Agents are russian dolls of unnecessary abstractions
Coming back to the notion of Agents... Agents/orchestration frameworks want you to believe that agents should be abstractions that you build on the top of those tool calling and that would allow you to segment those. For instance, you could use domain segmentation with a weather agent that contains our two previous tools and then another agent that would do something totally different like a real estate agent. they can interact with each other for some edge cases and use some kind of orchestrating layer to do so.

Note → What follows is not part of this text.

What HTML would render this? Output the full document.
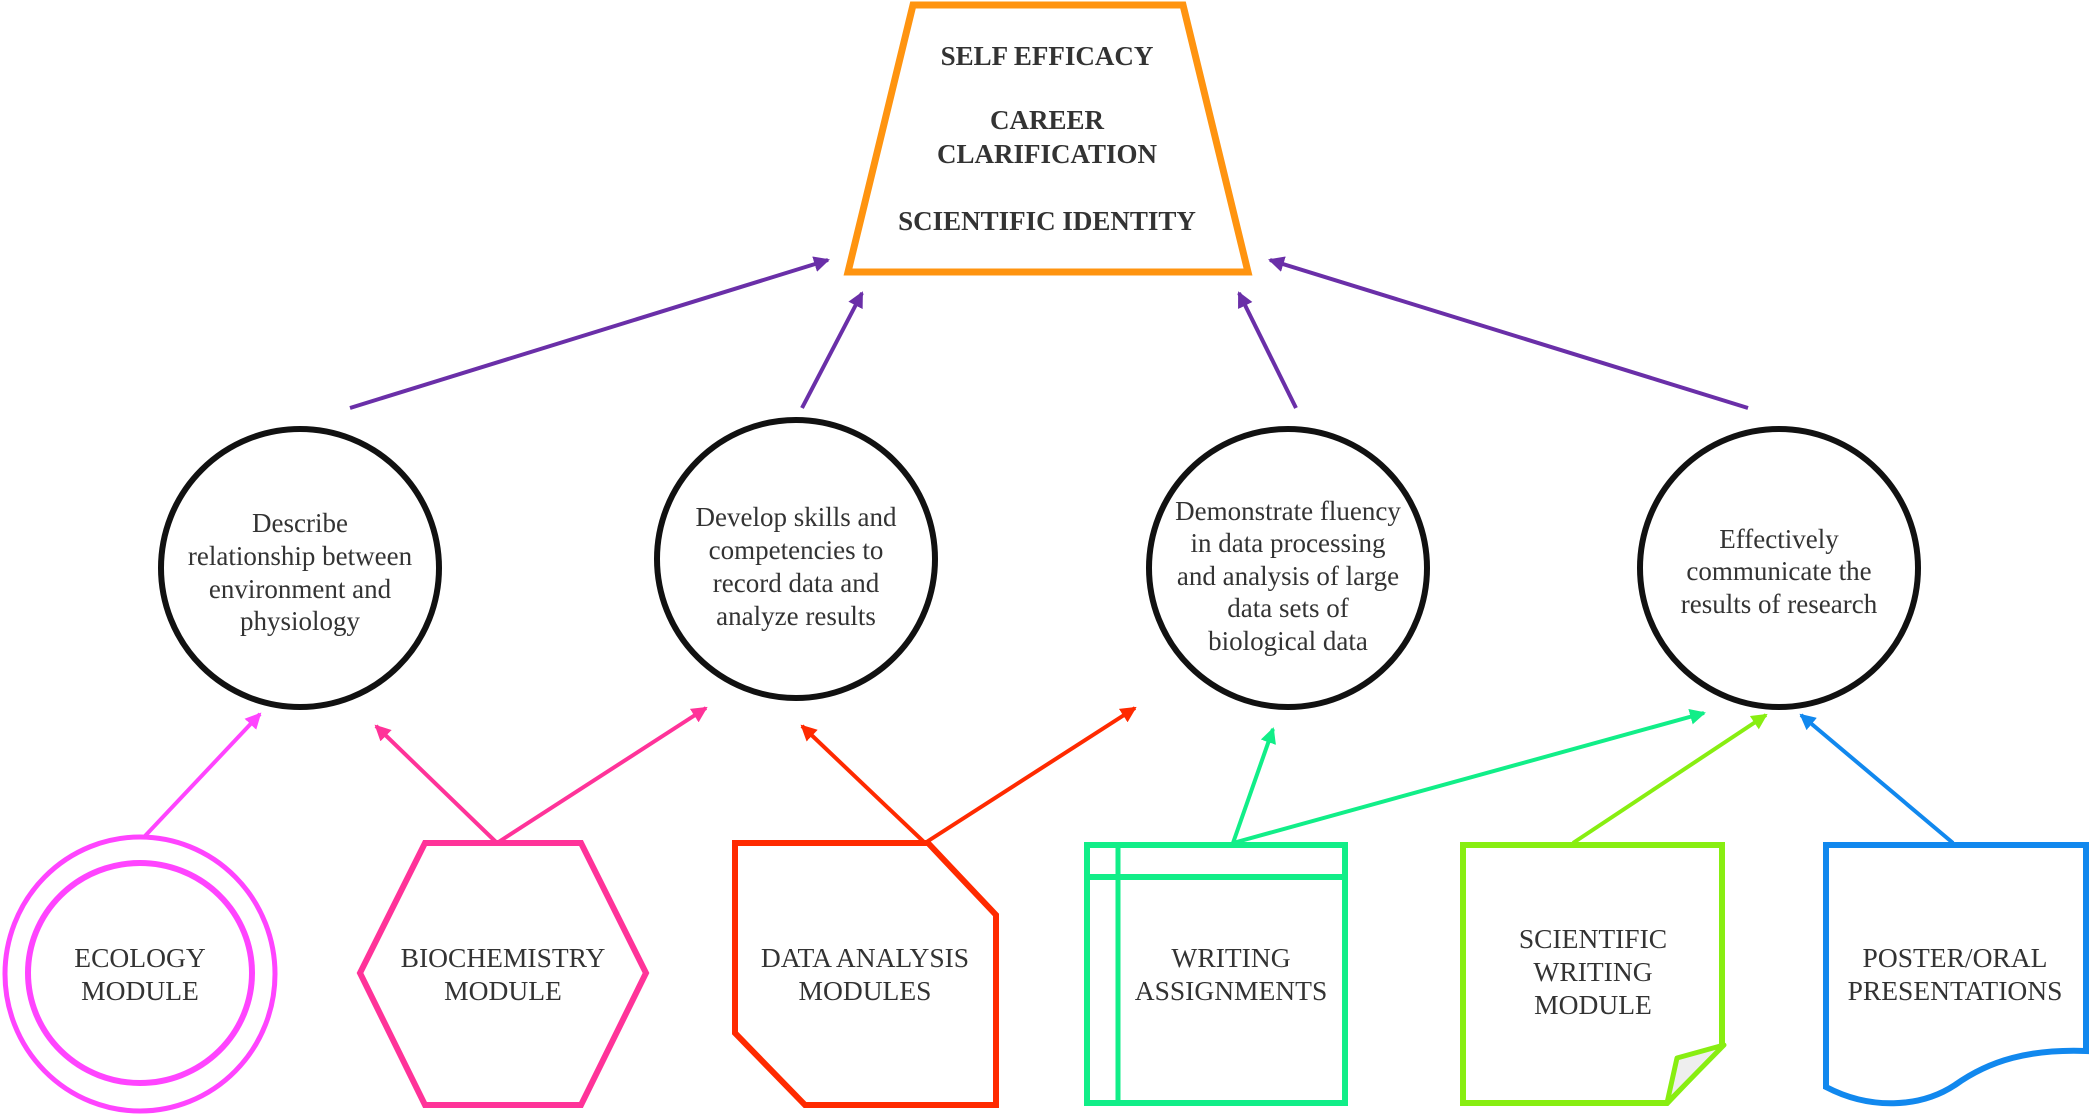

This is a nice way to fight against the non-deterministic aspect of LLMs by reducing complexity of each agents - and unfortunately adding latency and calls to the LLM at the same time.. - But why would you need an orchestrator for that? and more importantly what this orchestrator would do? most of the time nothing much but adding one round-trip to an LLM to ask which tools to call with maybe some retry logic and other minors stuffs that would take 1-2 lines of code to implement.
Discussing function calls / tool use accuracy
Most of the complexity we are building is to fight against the limitations of LLMs. If in some way we could embed all our tools in a single call and have the LLM successfully figure out which tools to call then that would be it and we wouldn’t need any of those frameworks or libraries. But it turns out the reality of agents and tool use is pretty stark and you wouldn’t know that looking at the AI influencer spamming X, Linkedin, Youtube… The only thing that sucks more than that is RAG
The state of multi-turn function calling and agents
Let’s look at Function Calling Leaderboards just to confirm it. Even here they decided to abstract the data behind some average. But when looking at agentic behaviors the really important whole defining criteria is the ability to not limit the agent to one behavior/call in a turn. For complex queries you might need to use a lot of tools and if this ends up being round trips for every call you make then your application is not scalable and will forever remain an MVP that you showcase for your next promodoc. And we can see that for multi turn even the best models are not above 25…
At the end, we use abstraction to abstract the fact that the stuff does not work most of the time and that agents are just a for loop with some ifs....